Continuing with the Ignatian-themed week, today is the feast day of Blessed Peter Faber, S.J. Fr. Faber was one of the founders of the Society of Jesus and the first priest among the Jesuits. Pope Francis mentioned his admiration for Peter Faber in his first interview with America Magazine. According to Pope Francis, he looks up to Peter Faber because:
“[His] dialogue with all,” the pope says, “even the most remote and even with his opponents; his simple piety, a certain naïveté perhaps, his being available straightaway, his careful interior discernment, the fact that he was a man capable of great and strong decisions but also capable of being so gentle and loving.”
Below is a summary of Fr. Faber’s life from Living Space, the outstanding prayer site run by the Irish Jesuits:
“Peter Faber (Pierre Favre) was born in 1506 in Villaret, Savoy in the south of France. As a boy, he looked after his father’s sheep in the French Alps. While tending sheep during the week, he taught cathechism to children on Sundays. Aware of his call to be a priest, he longed to study. At first, he was entrusted to the care of a priest at Thones and later to a neighbouring school at La Roche-sur-Foron. With the consent of his parents, in 1525 he went to the University of Paris. It was here that he discovered his real vocation. He was admitted to the College of Sainte-Barbe where he shared lodgings with a student from Navarre called Francis Xavier. They became close friends and graduated on the same day in 1530 with a master of arts degree. Peter also met Ignatius Loyola at the university and both Peter and Francis came under his influence. While Peter taught Ignatius the philosophy of Aristotle, Ignatius directed him in the spiritual life.
Peter was ordained priest in 1534, the first priest in Ignatius’ group, and was celebrant of the Mass on 15 August of the same year at which Ignatius and his companions made their vows of poverty, chastity and obedience with the intention of going to the Holy Land. Soon three more became members of the group. After Ignatius, Peter Faber was the one for whom the companions had the deepest respect because of his knowledge, his holiness and his influence on people.
Leaving Paris on 15 November 1536, Peter and the companions met up with Ignatius in Venice in January 1537. They planned to evanglise in the Holy Land but the instability of the region made it impossible. So they now decided to form a religious congregation and went to Rome where the Society of Jesus was approved by Pope Paul III in 1540. After some time preaching and teaching in Rome, the pope sent Peter to Parma and Piacenza in Italy where he preached the Gospel with success.
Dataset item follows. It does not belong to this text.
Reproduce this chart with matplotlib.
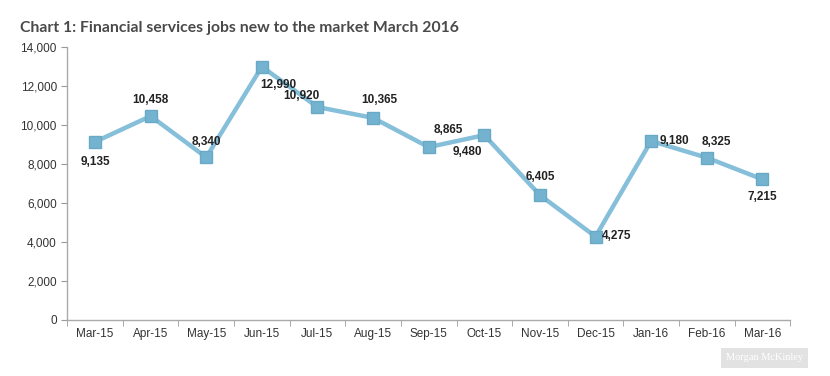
import matplotlib.pyplot as plt
import matplotlib.ticker as mticker

months = ['Mar-15', 'Apr-15', 'May-15', 'Jun-15', 'Jul-15', 'Aug-15', 'Sep-15',
          'Oct-15', 'Nov-15', 'Dec-15', 'Jan-16', 'Feb-16', 'Mar-16']
jobs = [9135, 10458, 8340, 12990, 10920, 10365, 8865, 9480, 6405, 4275, 9180, 8325, 7215]
# label offsets (pixels) chosen to mimic the original placement
offsets = [(0, -20), (0, 16), (0, 15), (16, -18), (-16, 11), (6, 18), (20, 17),
           (-17, -17), (0, 18), (21, 1), (23, 0), (10, 16), (0, -18)]

plt.rcParams['font.family'] = ['Liberation Sans', 'DejaVu Sans']

fig = plt.figure(figsize=(8.3, 3.76), dpi=100)
ax = fig.add_axes([0.081, 0.149, 0.871, 0.726])

x = range(len(months))
ax.plot(x, jobs, color='#85bfd9', linewidth=3.2, marker='s', markersize=8,
        markerfacecolor='#74b3d0', markeredgecolor='#6aa9c6', zorder=3)

for i, (v, off) in enumerate(zip(jobs, offsets)):
    ax.annotate(f"{v:,}", xy=(i, v), xytext=off, textcoords='offset pixels',
                ha='center', va='center', fontsize=8.5, fontweight='bold',
                color='#222222')

ax.set_xlim(-0.5, len(months) - 0.5)
ax.set_ylim(0, 14000)
ax.set_yticks(range(0, 14001, 2000))
ax.yaxis.set_major_formatter(mticker.FuncFormatter(lambda v, _: f"{v:,.0f}"))
ax.set_xticks(list(x))
ax.set_xticklabels(months)
ax.set_xticks([i + 0.5 for i in range(-1, len(months))], minor=True)
ax.tick_params(axis='x', which='major', length=0, pad=6, labelsize=8.5, colors='#333333')
ax.tick_params(axis='x', which='minor', length=4, color='#999999')
ax.tick_params(axis='y', length=4, color='#999999', labelsize=8.5, colors='#333333')

for s in ['top', 'right']:
    ax.spines[s].set_visible(False)
for s in ['left', 'bottom']:
    ax.spines[s].set_color('#aaaaaa')
    ax.spines[s].set_linewidth(1)

fig.text(0.024, 0.915, "Chart 1: Financial services jobs new to the market March 2016",
         fontsize=11.3, fontweight='bold', color='#4a4a4a', family=['Lato', 'DejaVu Sans'])

fig.text(0.921, 0.048, "Morgan McKinley", fontsize=7.5, color='white', ha='center',
         va='center', family=['Liberation Serif', 'DejaVu Serif'],
         bbox=dict(boxstyle='square,pad=0.5', facecolor='#e2e2e2', edgecolor='none'))

fig.savefig('out.png', dpi=100)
He was then sent to Germany to defend the Catholic faith against the Reformers at the Diet of Worms in 1540. From Worms, Peter was called to another Diet at Ratisbon in the following year. He was disturbed by the unrest caused by Protestantism but even more by the decadence of Catholic life. He saw that what was needed was not discussion with the Protestants but the reform of the Catholic Church, in particular, the clergy. He spent a successful 10 months at Speyer, Ratisbon and Mainz. He influenced princes, prelates, and priests who opened themselves to him and amazed people by the effectiveness of his outreach.
Recalled to Spain by St. Ignatius, Faber left the field where he had been so successful and on his way won over his native region of Savoy, which never ceased to venerate him as a saint. He had hardly been in Spain six months when the pope ordered him back to Germany. He spent the next 19 months working for reform in Speyer, Mainz, and Cologne. Gradually he won over the clergy and discovered many vocations among the young. Among these was a young Dutchman, Peter Canisius who, as a Jesuit, would earn the title of Apostle of Germany. After spending some time in Leuven (Louvain) in 1543, he was called in the following year to go to Portugal and then to Spain. He was instrumental in establishing the Jesuits in Portugal.
He was called to the principal cities of Spain where he did much good. Among the vocations he nurtured was that of Francis Borgia, Duke of Gandia, who, following the death of his wife, would become a Jesuit and later the third General of the Jesuits. Faber, still only 40 years old, was now worn out by his constant labours and long journeys, always made on foot. Pope Paul III wanted to send him to the coming Council of Trent as theologian of the Holy See and King John III of Portugal wanted to make him Patriarch of Ethiopia. However, he only got as far as Rome on his way to the Council. Suffering from a fever after his journey, he died in the arms of Ignatius in Rome on 1 August 1546. Peter Faber was beatified by Pope Pius IX in 1872. He is remembered for his travels through Europe promoting Catholic renewal and his great skill in directing the Spiritual Exercises.”